Write the lines out again, from the top of the material to the line containing "import plotly.graph_objects as go", pictures excluded.

## DATA EXCERPT:
════════════════
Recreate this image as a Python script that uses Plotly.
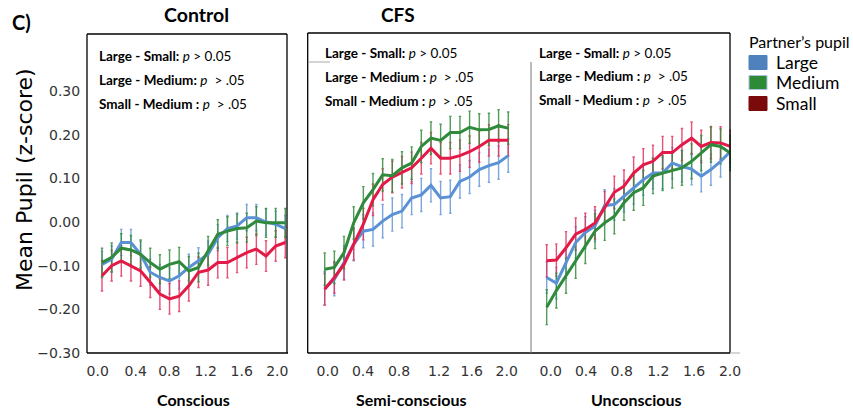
import plotly.graph_objects as go

# ---------------- data ----------------
time_s = [0.0, 0.1, 0.2, 0.3, 0.4, 0.5, 0.6, 0.7, 0.8, 0.9,
          1.0, 1.1, 1.2, 1.3, 1.4, 1.5, 1.6, 1.7, 1.8, 1.9]
tick_labels = ["0.0", "0.4", "0.8", "1.2", "1.6", "2.0"]
series_names = ["Large", "Medium", "Small"]

# Control (Conscious)
ctrl_large = [-0.097, -0.085, -0.047, -0.047, -0.074, -0.115, -0.127, -0.135, -0.123, -0.104,
              -0.089, -0.074, -0.036, -0.015, -0.009, 0.010, 0.010, 0.000, -0.005, -0.015]
ctrl_medium = [-0.093, -0.081, -0.060, -0.064, -0.074, -0.093, -0.108, -0.097, -0.091, -0.112,
               -0.104, -0.066, -0.028, -0.021, -0.015, -0.013, 0.002, -0.002, -0.002, -0.002]
ctrl_small = [-0.123, -0.100, -0.089, -0.100, -0.112, -0.138, -0.165, -0.176, -0.170, -0.146,
              -0.115, -0.110, -0.093, -0.093, -0.081, -0.070, -0.062, -0.078, -0.055, -0.047]
ctrl_err = [0.030, 0.033, 0.035]

# CFS Semi-conscious
semi_large = [-0.152, -0.131, -0.093, -0.051, -0.021, -0.017, 0.002, 0.017, 0.025, 0.055,
              0.062, 0.084, 0.055, 0.058, 0.093, 0.103, 0.120, 0.129, 0.136, 0.152]
semi_medium = [-0.108, -0.104, -0.070, -0.002, 0.044, 0.074, 0.108, 0.106, 0.124, 0.135,
               0.173, 0.192, 0.187, 0.205, 0.205, 0.217, 0.211, 0.212, 0.220, 0.215]
semi_small = [-0.154, -0.127, -0.097, -0.051, -0.005, 0.051, 0.086, 0.103, 0.114, 0.124,
              0.146, 0.169, 0.146, 0.146, 0.152, 0.161, 0.173, 0.187, 0.187, 0.187]
semi_err = [0.038, 0.037, 0.036]

# CFS Unconscious
unc_large = [-0.127, -0.140, -0.093, -0.047, -0.024, -0.009, 0.038, 0.040, 0.059, 0.077,
             0.097, 0.112, 0.112, 0.135, 0.127, 0.121, 0.105, 0.120, 0.139, 0.161]
unc_medium = [-0.195, -0.157, -0.123, -0.089, -0.055, -0.021, -0.002, 0.013, 0.044, 0.067,
              0.078, 0.105, 0.112, 0.118, 0.124, 0.139, 0.158, 0.177, 0.173, 0.158]
unc_small = [-0.089, -0.087, -0.059, -0.028, -0.017, -0.002, 0.033, 0.068, 0.082, 0.112,
             0.131, 0.139, 0.159, 0.159, 0.177, 0.192, 0.173, 0.182, 0.181, 0.173]
unc_err = [0.036, 0.040, 0.037]

panel_titles_bottom = ["Conscious", "Semi-conscious", "Unconscious"]
stat_lines = [
    ["<b>Large - Small:</b> <i>p</i> > 0.05",
     "<b>Large - Medium:</b> <i>p</i>  > .05",
     "<b>Small - Medium :</b> <i>p</i>  > .05"],
    ["<b>Large - Small:</b> <i>p</i> > 0.05",
     "<b>Large - Medium :</b> <i>p</i>  > .05",
     "<b>Small - Medium :</b> <i>p</i>  > .05"],
    ["<b>Large - Small:</b> <i>p</i> > 0.05",
     "<b>Large - Medium :</b> <i>p</i>  > .05",
     "<b>Small - Medium :</b> <i>p</i>  > .05"],
]

# ---------------- styling ----------------
W, H = 853, 410
line_col = {"Large": "#5a91d4", "Medium": "#2f8a3b", "Small": "#e31a47"}
err_col = {"Large": "rgba(100,150,215,0.85)", "Medium": "rgba(50,140,60,0.85)",
           "Small": "rgba(228,50,90,0.85)"}
legend_col = {"Large": "#4f81bd", "Medium": "#2e8b35", "Small": "#7b0a0a"}
FONT = "Lato"
TICKFONT = "DejaVu Sans"

def px(xp):
    return xp / W

def py(yp):
    return 1 - yp / H

fig = go.Figure()

panels = [
    ("x", {"Large": ctrl_large, "Medium": ctrl_medium, "Small": ctrl_small}, ctrl_err),
    ("x2", {"Large": semi_large, "Medium": semi_medium, "Small": semi_small}, semi_err),
    ("x3", {"Large": unc_large, "Medium": unc_medium, "Small": unc_small}, unc_err),
]
draw_order = ["Large", "Small", "Medium"]

for xa, data, errs in panels:
    for name in draw_order:
        e = errs[series_names.index(name)]
        fig.add_trace(go.Scatter(
            x=time_s, y=data[name], xaxis=xa, yaxis="y", mode="markers",
            marker=dict(size=2, opacity=0), showlegend=False, hoverinfo="skip",
            error_y=dict(type="constant", value=e, color=err_col[name],
                         thickness=1.4, width=1.2)))
    for name in draw_order:
        fig.add_trace(go.Scatter(
            x=time_s, y=data[name], xaxis=xa, yaxis="y", mode="lines",
            line=dict(color=line_col[name], width=3), name=name, showlegend=False))

# axes geometry
ybot, ytop = 353, 33
yr0 = -0.30
yscale = (353 - 91) / 0.6
yr1 = yr0 + (ybot - ytop) / yscale

def xaxis_cfg(l, r, x0px, scale, tv):
    return dict(domain=[px(l), px(r)],
                range=[-(x0px - l) / scale, (r - x0px) / scale],
                anchor="y", showgrid=False, zeroline=False, showline=False,
                automargin=False,
                tickmode="array", tickvals=tv, ticktext=tick_labels,
                ticks="outside", ticklen=5, tickcolor="rgba(0,0,0,0)",
                tickfont=dict(family=TICKFONT, size=14, color="#333333"))

s1 = 96.47
s2 = 96.6
tv1 = [(p - 102) / s1 for p in [97.7, 135.7, 169.3, 205.7, 241.7, 277.3]]
tv2 = [(p - 324.7) / s2 for p in [327.7, 363, 399, 439, 471.7, 506.7]]
tv3 = [(p - 546.7) / s2 for p in [550.7, 586, 621.7, 658.3, 694, 730]]

fig.update_layout(
    width=W, height=H, autosize=False,
    margin=dict(l=0, r=0, t=0, b=0, pad=0, autoexpand=False),
    paper_bgcolor="white", plot_bgcolor="rgba(0,0,0,0)",
    showlegend=False,
    xaxis=xaxis_cfg(87, 287, 102, s1, tv1),
    xaxis2=xaxis_cfg(307.7, 531, 324.7, s2, tv2),
    xaxis3=xaxis_cfg(531, 731, 546.7, s2, tv3),
    yaxis=dict(domain=[py(ybot), py(ytop)], range=[yr0, yr1],
               showgrid=False, zeroline=False, showline=False, automargin=False,
               tickmode="array", tickvals=[-0.3, -0.2, -0.1, 0.0, 0.1, 0.2, 0.3],
               tickformat=".2f", ticks="outside", ticklen=3,
               tickcolor="rgba(0,0,0,0)",
               tickfont=dict(family=TICKFONT, size=14, color="#333333")),
)

shapes = []
def line(x0, y0, x1, y1, color="black", w=1.3):
    shapes.append(dict(type="line", xref="paper", yref="paper",
                       x0=px(x0), y0=py(y0), x1=px(x1), y1=py(y1),
                       line=dict(color=color, width=w)))

# Control box
line(87, 34, 287, 34)
line(87, 34, 87, 353)
line(287, 34, 287, 353)
line(87, 353, 288, 353, w=1.6)
# CFS box
line(307.7, 33, 730, 33)
line(307.7, 33, 307.7, 353)
line(730, 33, 730, 353)
line(307.7, 353, 730, 353, w=1.6)
line(730, 353, 740, 353, color="#bbbbbb", w=1.2)
# inner separators
line(531, 62, 531, 353, color="#777777", w=1.0)
line(309, 62, 330, 62, color="#aaaaaa", w=1.0)

# legend swatches
leg_y = [62.5, 82.5, 103.5]
for name, yc in zip(series_names, leg_y):
    shapes.append(dict(type="rect", xref="paper", yref="paper",
                       x0=px(749), x1=px(767), y0=py(yc - 7), y1=py(yc + 7),
                       fillcolor=legend_col[name],
                       line=dict(color="#a9c1dd" if name == "Medium" else legend_col[name], width=1)))
fig.update_layout(shapes=shapes)

ann = []
def text(x, y, t, size, xanchor="left", bold=False, family=FONT, color="black", angle=0):
    ann.append(dict(xref="paper", yref="paper", x=px(x), y=py(y), text=("<b>%s</b>" % t) if bold else t,
                    showarrow=False, xanchor=xanchor, yanchor="middle", textangle=angle,
                    font=dict(family=family, size=size, color=color)))

text(10, 22, "C)", 20, bold=True)
text(196, 14, "Control", 19.5, xanchor="center", bold=True)
text(398, 14, "CFS", 19, xanchor="center", bold=True)
text(25, 180, "Mean Pupil (z-score)", 22, xanchor="center", family="DejaVu Sans", angle=-90)

for (xx, c) in zip([193, 411, 636], panel_titles_bottom):
    text(xx, 399, c, 16, xanchor="center", bold=True)

stat_pos = [(96.7, [56, 80, 104]), (323.3, [53, 77, 101]), (537.3, [53, 76, 100])]
for (xl, ys), lines_ in zip(stat_pos, stat_lines):
    for yy, t in zip(ys, lines_):
        text(xl, yy, t, 13.5, xanchor="left")

text(747, 42, "Partner’s pupil", 16)
for name, yc in zip(series_names, leg_y):
    text(774, yc, name, 17.5)

fig.update_layout(annotations=ann)
fig.write_html("out.html")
════════════════
## FULL OUTPUT:
Recreate this image as a Python script that uses Plotly.
import plotly.graph_objects as go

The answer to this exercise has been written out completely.